May 12, 2020, by lzzeb
A blog by David Matless
May 2020. The School of Geography, and its map collection, are locked down. The ‘Map of the Month’ blog is out to grass for now, but another element of the School collections has recently been restored to view, and provides the occasion for this piece. Within the School’s archive room is an extensive collection of glass slides, assembled decades ago for teaching, and including images of diagrams, maps and photographs. The equipment to view such slides is long gone, but the Department of Manuscripts and Special Collections at the King’s Meadow campus has collaborated with the School in digitising hundreds of slides relating to the East Midlands. The project has been organised and overseen by Mark Bentley at MSC, with the scanning undertaken by Nottingham Advantage Award placement students Annabel Stubbs and Rita Figueiredo, the latter a current second year geographer. We thank all those involved for opening up an aspect of the School’s history for view. For more on MSC see https://www.nottingham.ac.uk/manuscriptsandspecialcollections/index.aspx.

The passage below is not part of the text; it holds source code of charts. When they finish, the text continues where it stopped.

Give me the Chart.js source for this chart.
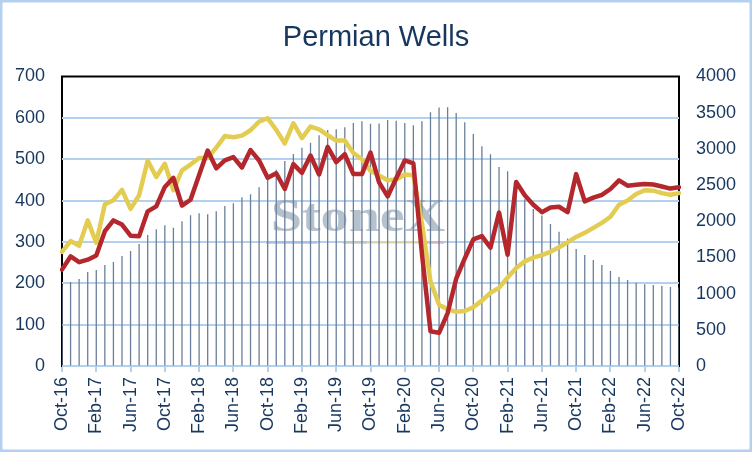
<!DOCTYPE html>
<html><head><meta charset="utf-8">
<script src="https://cdn.jsdelivr.net/npm/chart.js@4/dist/chart.umd.min.js"></script>
<style>html,body{margin:0;padding:0;background:#fff;}#wrap{width:752px;height:452px;position:relative;}</style>
</head><body><div id="wrap"><canvas id="c"></canvas></div>
<script>
const categories = ['Oct-16','Nov-16','Dec-16','Jan-17','Feb-17','Mar-17','Apr-17','May-17','Jun-17','Jul-17','Aug-17','Sep-17',
'Oct-17','Nov-17','Dec-17','Jan-18','Feb-18','Mar-18','Apr-18','May-18','Jun-18','Jul-18','Aug-18','Sep-18',
'Oct-18','Nov-18','Dec-18','Jan-19','Feb-19','Mar-19','Apr-19','May-19','Jun-19','Jul-19','Aug-19','Sep-19',
'Oct-19','Nov-19','Dec-19','Jan-20','Feb-20','Mar-20','Apr-20','May-20','Jun-20','Jul-20','Aug-20','Sep-20',
'Oct-20','Nov-20','Dec-20','Jan-21','Feb-21','Mar-21','Apr-21','May-21','Jun-21','Jul-21','Aug-21','Sep-21',
'Oct-21','Nov-21','Dec-21','Jan-22','Feb-22','Mar-22','Apr-22','May-22','Jun-22','Jul-22','Aug-22','Sep-22','Oct-22'];
const tickLabels = ['Oct-16','Feb-17','Jun-17','Oct-17','Feb-18','Jun-18','Oct-18','Feb-19','Jun-19','Oct-19','Feb-20','Jun-20','Oct-20','Feb-21','Jun-21','Oct-21','Feb-22','Jun-22','Oct-22'];
// grey bars, right axis
const barValues = [1120,1160,1203,1298,1325,1395,1436,1519,1588,1684,1809,1889,1946,1910,2001,2082,2112,2098,2138,2209,2250,2333,2372,2471,
2590,2712,2832,2929,3014,3085,3187,3260,3270,3300,3359,3380,3348,3352,3398,3387,3359,3327,3382,3506,3573,3575,3495,3368,
3205,3037,2925,2750,2692,2500,2305,2170,2078,1963,1855,1762,1615,1532,1463,1395,1312,1228,1187,1150,1130,1118,1104,1090,1085];
// red line, left axis
const redValues = [233,265,251,257,267,326,352,342,315,314,374,386,433,455,388,402,462,521,478,497,505,480,522,497,
455,466,428,488,467,509,463,530,493,512,464,464,516,444,410,454,497,490,272,84,80,128,211,260,
306,314,286,371,269,445,413,390,372,383,385,372,464,398,407,414,428,449,436,438,440,439,434,429,432];
// yellow line, left axis
const yellowValues = [276,302,291,352,298,391,401,426,380,413,497,457,489,425,473,487,503,503,528,556,553,557,570,591,
599,571,538,587,551,579,572,558,545,545,515,500,472,461,449,451,463,461,345,205,148,137,131,133,
142,158,177,189,214,237,253,262,268,276,287,299,312,322,334,346,361,390,400,416,425,424,418,414,418];
const leftAxis = { min: 0, max: 700, step: 100 };
const rightAxis = { min: 0, max: 4000, step: 500 };

const TXT = '#17375e';
const GRID = '#b3d1ee';
const FONT = '"Liberation Sans", Arial, sans-serif';

const deco = {
  id: 'deco',
  beforeDatasetsDraw(chart) {
    const ctx = chart.ctx;
    const a = chart.chartArea;
    const ys = chart.scales.y;
    ctx.save();
    ctx.strokeStyle = GRID;
    ctx.lineWidth = 2;
    ys.ticks.forEach(t => {
      if (t.value === leftAxis.max) return;
      const py = Math.round(ys.getPixelForValue(t.value));
      ctx.beginPath();
      ctx.moveTo(a.left, py);
      ctx.lineTo(a.right, py);
      ctx.stroke();
    });
    ctx.fillStyle = 'rgba(150,166,184,0.7)';
    ctx.font = 'bold 46px "Liberation Serif", serif';
    ctx.textAlign = 'center';
    ctx.textBaseline = 'alphabetic';
    ctx.translate(358, 231);
    ctx.scale(1.22, 1);
    ctx.fillText('StoneX', 0, 0);
    ctx.restore();
    ctx.save();
    const segs = [[266,317,'rgba(150,185,225,0.6)'],[343,367,'rgba(185,195,175,0.6)'],[367,423,'rgba(245,215,130,0.6)'],[423,444,'rgba(240,160,160,0.6)']];
    segs.forEach(s => { ctx.fillStyle = s[2]; ctx.fillRect(s[0], 241, s[1]-s[0], 3); });
    ctx.restore();
  },
  afterDraw(chart) {
    const ctx = chart.ctx;
    const a = chart.chartArea;
    ctx.save();
    ctx.strokeStyle = '#000';
    ctx.lineWidth = 2;
    ctx.beginPath();
    ctx.moveTo(a.left - 1, a.top);
    ctx.lineTo(a.right + 1, a.top);
    ctx.stroke();
    ctx.fillStyle = TXT;
    ctx.font = '29px ' + FONT;
    ctx.textAlign = 'center';
    ctx.textBaseline = 'alphabetic';
    ctx.fillText('Permian Wells', 376, 46);
    ctx.strokeStyle = GRID;
    ctx.lineWidth = 2.5;
    ctx.strokeRect(1.25, 1.25, 749.5, 449.5);
    ctx.restore();
  }
};

new Chart(document.getElementById('c'), {
  data: {
    labels: categories,
    datasets: [
      { type: 'line', label: 'Red', data: redValues, yAxisID: 'y', borderColor: '#b3272d', borderWidth: 4.5,
        pointRadius: 0, tension: 0, borderJoinStyle: 'round', borderCapStyle: 'round', order: 0 },
      { type: 'line', label: 'Yellow', data: yellowValues, yAxisID: 'y', borderColor: '#e2cd52', borderWidth: 4.5,
        pointRadius: 0, tension: 0, borderJoinStyle: 'round', borderCapStyle: 'round', order: 1 },
      { type: 'bar', label: 'Bars', data: barValues, yAxisID: 'y1', backgroundColor: '#6a7f99', barThickness: 1.3,
        inflateAmount: 0, borderWidth: 0, order: 2 }
    ]
  },
  options: {
    responsive: true, maintainAspectRatio: false, animation: false,
    layout: { padding: { top: 76.5, left: 0, right: 0, bottom: 0 } },
    plugins: { legend: { display: false }, tooltip: { enabled: false }, title: { display: false } },
    scales: {
      x: {
        type: 'category', offset: false,
        afterFit: s => { s.height = 86; },
        grid: { offset: false, drawOnChartArea: false, drawTicks: true, tickLength: 6,
          color: c => (c.index % 4 === 0 ? GRID : 'rgba(0,0,0,0)'), lineWidth: 2 },
        border: { display: true, color: GRID, width: 2 },
        ticks: { autoSkip: false, minRotation: 90, maxRotation: 90, padding: 5, color: TXT,
          font: { family: FONT, size: 18 },
          callback: function(v, i) { const l = this.getLabelForValue(v); return tickLabels.includes(l) ? l : ''; } }
      },
      y: {
        position: 'left', min: leftAxis.min, max: leftAxis.max,
        afterFit: s => { s.width = 62; },
        grid: { drawOnChartArea: false, drawTicks: false },
        border: { display: true, color: '#000', width: 2 },
        ticks: { stepSize: leftAxis.step, padding: 17, color: TXT, font: { family: FONT, size: 18 },
          callback: v => String(v) }
      },
      y1: {
        position: 'right', min: rightAxis.min, max: rightAxis.max,
        afterFit: s => { s.width = 73; },
        grid: { drawOnChartArea: false, drawTicks: false },
        border: { display: true, color: '#000', width: 2 },
        ticks: { stepSize: rightAxis.step, padding: 17, color: TXT, font: { family: FONT, size: 18 },
          callback: v => String(v) }
      }
    }
  },
  plugins: [deco]
});
</script></body></html>
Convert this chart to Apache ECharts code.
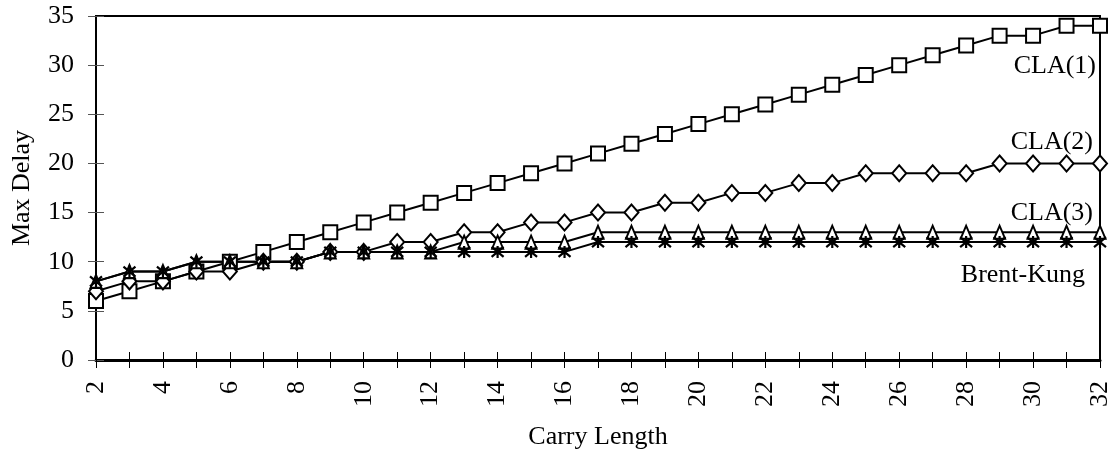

The photographic slides are labelled with brief details of subject and date. The photographers are not given, though were most likely members of the Department of Geography. The digitised images are clear, and zooming in reveals vivid detail. Here, in lockdown, we can ‘zoom’ to meet the past, and some of the slides show our own building, or views from close by. Neither members of the School nor other visitors can enter the building at present, but virtual history allows some reconnection to the workplace. Three images are examined, one a view from nearby Keighton Hill in 1960, several years before the building was constructed, the second a 1968 view from the roof of the new building, the third a 1967 Christmas view, shown at the head of this blog and discussed at its conclusion.
1960, from Keighton Hill
At this time in a normal year people might wander from work to Keighton Hill, happy for a chance to leave the building, to take some lunchtime sun, to look over the city. The viewpoint is recognisable from this 1960 slide, taken from what was then the university Botanic Garden, but the components of the view are very different. In the distance Wilford power station smokes by the Trent, part of an industrial Nottingham since diminished; it disappeared from view in 1981, the site now the Riverside Retail Park. The University Park lake is visible, with the Lakeside Pavilion, venue for dances and concerts constructed when the campus and Highfields Park were laid out in the 1920s, at its eastern end. The Pavilion disappeared around the millennium; the current Lakeside arts centre opened in 2001. To the left of the slide is Highfields Lido, an Italianate open-air swimming pool, 330 x 75 feet, opened in 1924 and designed by Morley Horder, also architect of the Trent Building. The lido closed in 1981, standing derelict for a few years (it was possible to climb in, but the water was gone) before replacement in the 1990s by the Djanogly art gallery and the music department. The slide catches a mid-twentieth century landscape of public leisure and publicly owned industry, shaped by the local authority and Central Electricity Generating Board. Until a few weeks ago, the idea that the state might again achieve such a commanding presence seemed unlikely. Today’s view is underwritten by state support, though with prospects uncertain.
1968, from the Roof
The new Social Sciences building (now the Clive Granger Building) opened in 1967, housing the departments of geography, economics and sociology. In January 1968 someone took this view from the roof, showing a new university and city rising. The part of campus which would be colloquially known as ‘Science City’ is there, with the George Green Library and the ‘Architecture Tower’, then housing the department of architecture and in its design an expression of institutional modernity. The boiler house chimney climbs in construction. Absent for now is the Medical School, with Queens Medical Centre only built a few years later, opening in 1977. Zooming in shows Lenton Church, its tower visible between the new tower block flats off Derby Road, completed in 1967 and the sign of a housing future, which would last just over forty years. The Lenton flats were demolished from 2013. A zoom also allows inspection of the skyline, the dome of the Council House in Market Square visible, explaining why its loud ‘Little John’ bell is audible on campus, given an east wind.
At Christmas, 1967
This view of the Social Sciences building entrance is dated ‘Christmas 1967’. Perhaps someone chose to escape domestic festive confinement to visit the office. The car may be the photographer’s, driven right to the door, no bollards obstructing. The bare soil in the foreground awaits planting, but otherwise the scene is largely familiar. The front doors, locked for the season, are of a style now surviving only at the permanently locked ground floor entrance facing Hugh Stewart Hall. Zooming in suggests a full top floor noticeboard. The roof shows the weather station, where daily readings would be collected for decades.
Any reader who has studied or worked in this building will have memories of daily entry and exit, whether through key-locked doors or the automatic doors installed around forty years after this image was captured. Any current worker or student will for now only have memories. The unpopulated Christmas 1967 view matches today. For the building, at present, every day is like Christmas.